Canada’s ZEV Adoption Soars in 2024, But Challenges Loom Ahead

Canada’s transition to zero-emission vehicles (ZEVs) accelerated in 2024, with new data revealing that ZEVs accounted for 15.4% of all new light-duty vehicle registrations, a significant jump from 10.7% in 2023.

This surge, representing a 44.2% increase in volume, highlights a strong nationwide push towards cleaner transportation. However, while the momentum is high, shifting incentive structures and market dynamics suggest the ZEV market will face challenges in 2025.

Quebec Leads the Charge

According to newly released data from S&P Global Mobility, Quebec continues to dominate Canada’s EV adoption, registering the highest ZEV adoption rate at 32.9%. The province also accounts for an overwhelming 54% of all ZEV registrations in the country, thanks to substantial incentives and expanding charging infrastructure. In the final quarter of 2024, Quebec’s ZEV adoption hit an astonishing 42%, with the province contributing 60% of all ZEV sales in the country.

However, that year-end push was likely due to the province’s incentive structure that changed at the start of 2025, first with a pause of the program, then a reduction of the maximum rebate from C$7,000 to C$4,000 as of April 1. Early data suggests that this policy shift is already impacting demand, with a 65% drop in BEV registrations reported in January 2025 compared to December 2024.

While Quebec is leading the charge, other provinces are making strides at different paces. British Columbia, traditionally a leader in ZEV adoption, reported an adoption rate of 22.5% in Q4 2024, slightly down from 24.9% in Q3. Ontario, Canada’s most populous province, saw its ZEV adoption rise to 9.6% in Q4, up from 9.0% in Q3. Meanwhile, smaller provinces like New Brunswick (8.3% in Q4, up from 7.5% in Q3) and Manitoba (6.8% in Q4, up from 4.4% in 2023) demonstrated impressive growth.

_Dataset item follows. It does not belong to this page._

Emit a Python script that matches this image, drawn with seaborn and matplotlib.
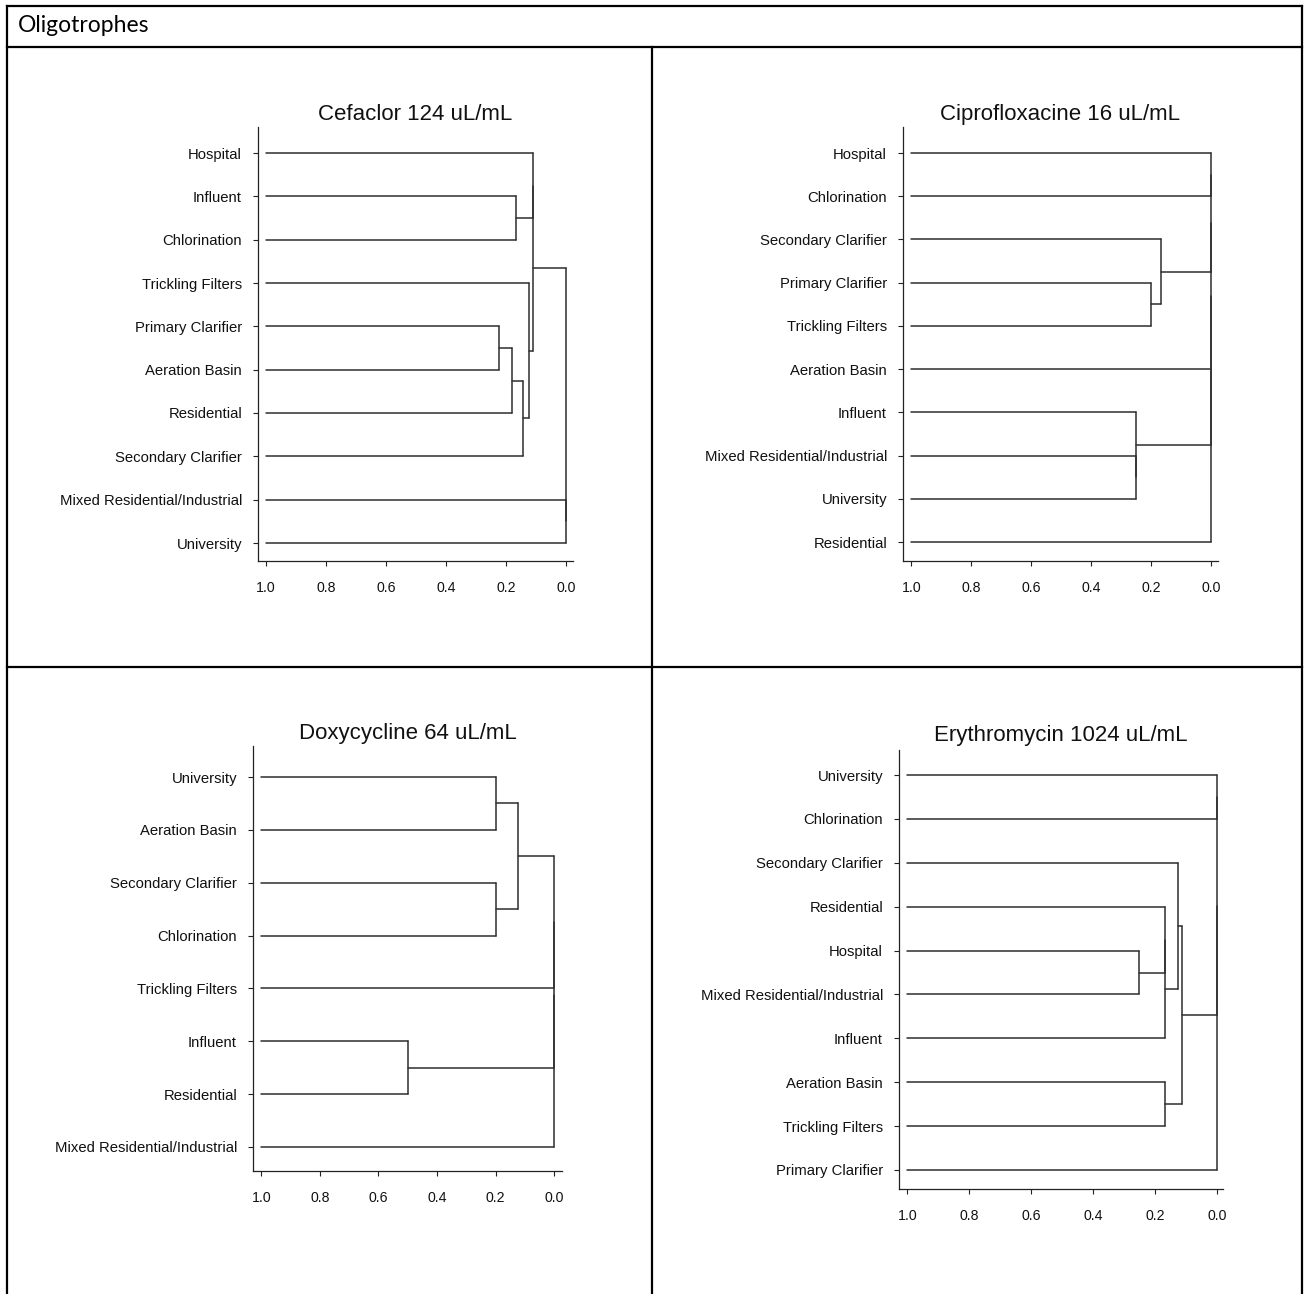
import matplotlib
matplotlib.use("Agg")
import matplotlib.pyplot as plt
from matplotlib.lines import Line2D
import pandas as pd
import seaborn as sns

# ---- cluster trees: leaf order (top to bottom) and merges (child_a, child_b, similarity level)
cefaclor_title = "Cefaclor 124 uL/mL"
cefaclor_leaves = ["Hospital", "Influent", "Chlorination", "Trickling Filters",
                   "Primary Clarifier", "Aeration Basin", "Residential",
                   "Secondary Clarifier", "Mixed Residential/Industrial", "University"]
cefaclor_merges = [
    ("Influent", "Chlorination", 0.165),
    ("Primary Clarifier", "Aeration Basin", 0.222),
    ("m1", "Residential", 0.179),
    ("m2", "Secondary Clarifier", 0.141),
    ("Trickling Filters", "m3", 0.123),
    ("Hospital", "m0", 0.110),
    ("m5", "m4", 0.110),
    ("Mixed Residential/Industrial", "University", 0.0),
    ("m6", "m7", 0.0),
]

cipro_title = "Ciprofloxacine 16 uL/mL"
cipro_leaves = ["Hospital", "Chlorination", "Secondary Clarifier", "Primary Clarifier",
                "Trickling Filters", "Aeration Basin", "Influent",
                "Mixed Residential/Industrial", "University", "Residential"]
cipro_merges = [
    ("Primary Clarifier", "Trickling Filters", 0.200),
    ("Secondary Clarifier", "m0", 0.167),
    ("Mixed Residential/Industrial", "University", 0.250),
    ("Influent", "m2", 0.250),
    ("Hospital", "Chlorination", 0.0),
    ("m4", "m1", 0.0),
    ("m5", "Aeration Basin", 0.0),
    ("m6", "m3", 0.0),
    ("m7", "Residential", 0.0),
]

doxy_title = "Doxycycline 64 uL/mL"
doxy_leaves = ["University", "Aeration Basin", "Secondary Clarifier", "Chlorination",
               "Trickling Filters", "Influent", "Residential",
               "Mixed Residential/Industrial"]
doxy_merges = [
    ("University", "Aeration Basin", 0.200),
    ("Secondary Clarifier", "Chlorination", 0.200),
    ("m0", "m1", 0.123),
    ("Influent", "Residential", 0.500),
    ("m2", "Trickling Filters", 0.0),
    ("m4", "m3", 0.0),
    ("m5", "Mixed Residential/Industrial", 0.0),
]

ery_title = "Erythromycin 1024 uL/mL"
ery_leaves = ["University", "Chlorination", "Secondary Clarifier", "Residential",
              "Hospital", "Mixed Residential/Industrial", "Influent",
              "Aeration Basin", "Trickling Filters", "Primary Clarifier"]
ery_merges = [
    ("Hospital", "Mixed Residential/Industrial", 0.250),
    ("Residential", "m0", 0.167),
    ("m1", "Influent", 0.167),
    ("Secondary Clarifier", "m2", 0.126),
    ("Aeration Basin", "Trickling Filters", 0.167),
    ("m3", "m4", 0.111),
    ("University", "Chlorination", 0.0),
    ("m6", "m5", 0.0),
    ("m7", "Primary Clarifier", 0.0),
]

x_ticks = [1.0, 0.8, 0.6, 0.4, 0.2, 0.0]
header_text = "Oligotrophes"

W, H = 1311, 1294
DPI = 100
LINE = "#2e2e2e"

sns.set_theme(style="white")
plt.rcParams["font.family"] = ["Liberation Sans", "DejaVu Sans"]


def tree_segments(leaves, merges):
    """Elbow segments of a dendrogram; leaves sit at similarity 1.0."""
    pos = {name: (1.0, float(i)) for i, name in enumerate(leaves)}
    rows = []
    seg = 0
    for k, (a, b, h) in enumerate(merges):
        (xa, ya), (xb, yb) = pos[a], pos[b]
        for (x0, y0, x1, y1) in [(xa, ya, h, ya), (xb, yb, h, yb), (h, ya, h, yb)]:
            rows.append({"seg": seg, "x": x0, "y": y0})
            rows.append({"seg": seg, "x": x1, "y": y1})
            seg += 1
        pos[f"m{k}"] = (h, (ya + yb) / 2.0)
    return pd.DataFrame(rows)


def add_panel(fig, leaves, merges, title, box, x_px, y_px, title_pad=5):
    left, top, right, bottom = box
    ax = fig.add_axes([left / W, 1 - bottom / H, (right - left) / W, (bottom - top) / H])
    # map pixel edges to data limits
    sx = (x_px[1] - x_px[0])  # pixels per unit (decreasing values to the right)
    ax.set_xlim(1.0 + (x_px[0] - left) / sx, 0.0 - (right - x_px[1]) / sx)
    n = len(leaves)
    sy = (y_px[1] - y_px[0]) / (n - 1)
    ax.set_ylim((bottom - y_px[0]) / sy, (top - y_px[0]) / sy)

    df = tree_segments(leaves, merges)
    sns.lineplot(data=df, x="x", y="y", units="seg", estimator=None, sort=False,
                 color=LINE, linewidth=1.1, ax=ax, legend=False)

    ax.set_yticks(range(n))
    ax.set_yticklabels(leaves, fontsize=10.7, color="#111111")
    ax.set_xticks(x_ticks)
    ax.set_xticklabels([f"{t:.1f}" for t in x_ticks], fontsize=10.2, color="#111111")
    ax.set_xlabel("")
    ax.set_ylabel("")
    ax.tick_params(axis="y", direction="out", length=3.5, width=0.8, pad=8, colors="#222222",
                   labelcolor="#111111", left=True)
    ax.tick_params(axis="x", direction="out", length=3.5, width=0.8, pad=11, colors="#222222",
                   labelcolor="#111111", bottom=True)
    sns.despine(ax=ax)
    for s in ("left", "bottom"):
        ax.spines[s].set_color("#222222")
        ax.spines[s].set_linewidth(0.9)
    ax.set_title(title, fontsize=16, color="#111111", pad=title_pad)
    ax.patch.set_alpha(0)
    return ax


fig = plt.figure(figsize=(W / DPI, H / DPI), dpi=DPI)
fig.patch.set_facecolor("white")

add_panel(fig, cefaclor_leaves, cefaclor_merges, cefaclor_title,
          (258, 127, 573, 561), (266, 565.7), (153, 543))
add_panel(fig, cipro_leaves, cipro_merges, cipro_title,
          (903, 127, 1218, 561), (911.3, 1210.7), (153, 542))
add_panel(fig, doxy_leaves, doxy_merges, doxy_title,
          (253, 746, 562, 1171), (261.3, 554.3), (777, 1147))
add_panel(fig, ery_leaves, ery_merges, ery_title,
          (899, 750, 1223, 1189), (907.3, 1216.7), (775, 1170), title_pad=6.5)


# ---- table grid around the panels
def hline(y, x0, x1):
    fig.add_artist(Line2D([x0 / W, x1 / W], [1 - y / H, 1 - y / H], color="black",
                          linewidth=1.6, transform=fig.transFigure, solid_capstyle="projecting"))


def vline(x, y0, y1):
    fig.add_artist(Line2D([x / W, x / W], [1 - y0 / H, 1 - y1 / H], color="black",
                          linewidth=1.6, transform=fig.transFigure, solid_capstyle="projecting"))


hline(6, 7, 1302)
hline(47, 7, 1302)
hline(667, 7, 1302)
vline(7, 6, H + 5)
vline(1302, 6, H + 5)
vline(652, 47, H + 5)

fig.text(18 / W, 1 - 26 / H, header_text, fontsize=16.5, family=["Lato", "DejaVu Sans"],
         color="black", ha="left", va="center")

fig.savefig("out.png", dpi=DPI, facecolor="white")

Battery Electric Vehicles (BEVs) on the Rise

Among the various types of ZEVs, BEVs have experienced the most growth, now accounting for 11.4% of all light-duty vehicle registrations, a 41.8% increase over the previous year. Plug-in hybrid electric vehicles (PHEVs) and fuel cell electric vehicles (FCEVs) contribute to the overall ZEV tally, but BEVs are driving the transition.

Government incentives have played a crucial role in ZEV adoption across Canada. The federal iZEV program, which offered up to $5,000 in rebates for eligible EVs, has been instrumental in lowering the cost barrier for consumers. However, the iZEV program has been paused indefinitely after running out of funds, unlikely to return.

Provincial incentives, particularly in Quebec and British Columbia, have further supported demand. However, as seen in Quebec, reductions in these incentives can lead to immediate market reactions. British Columbia is also experiencing a slowdown in its ZEV growth rate, reporting only a 2.2% increase in ZEV registrations in Q4 2024, lagging behind the broader industry’s 2.6% growth rate.

Regional Highlights: Metro Areas Driving Adoption

Major urban centers remain at the forefront of ZEV adoption. Montreal saw its ZEV adoption rate climb from 23.4% in 2023 to 36.0% in 2024, a remarkable 43.1% increase. Toronto’s ZEV adoption, while improving, remains relatively modest at 10.1%, reflecting slower infrastructure expansion and consumer hesitancy. Vancouver, historically a leader, reported a slight dip in penetration from 27.8% in 2023 to 27.0% in 2024, signaling a potential plateau.

Outlook for 2025 and Beyond

Looking ahead, incentive changes, both at the federal and provincial levels, will undoubtedly impact adoption rates in 2025. The steep decline in ZEV registrations in the early part of the year suggests that without strong policy intervention, the rapid growth seen in 2024 may not be sustained.

As Canada inches closer to its 2035 goal of 100% ZEV sales, the country’s push towards a zero-emission future remains on track, but maintaining momentum will require a balanced approach—one that includes sustained government support, infrastructure expansion, and incentives tailored to evolving market needs.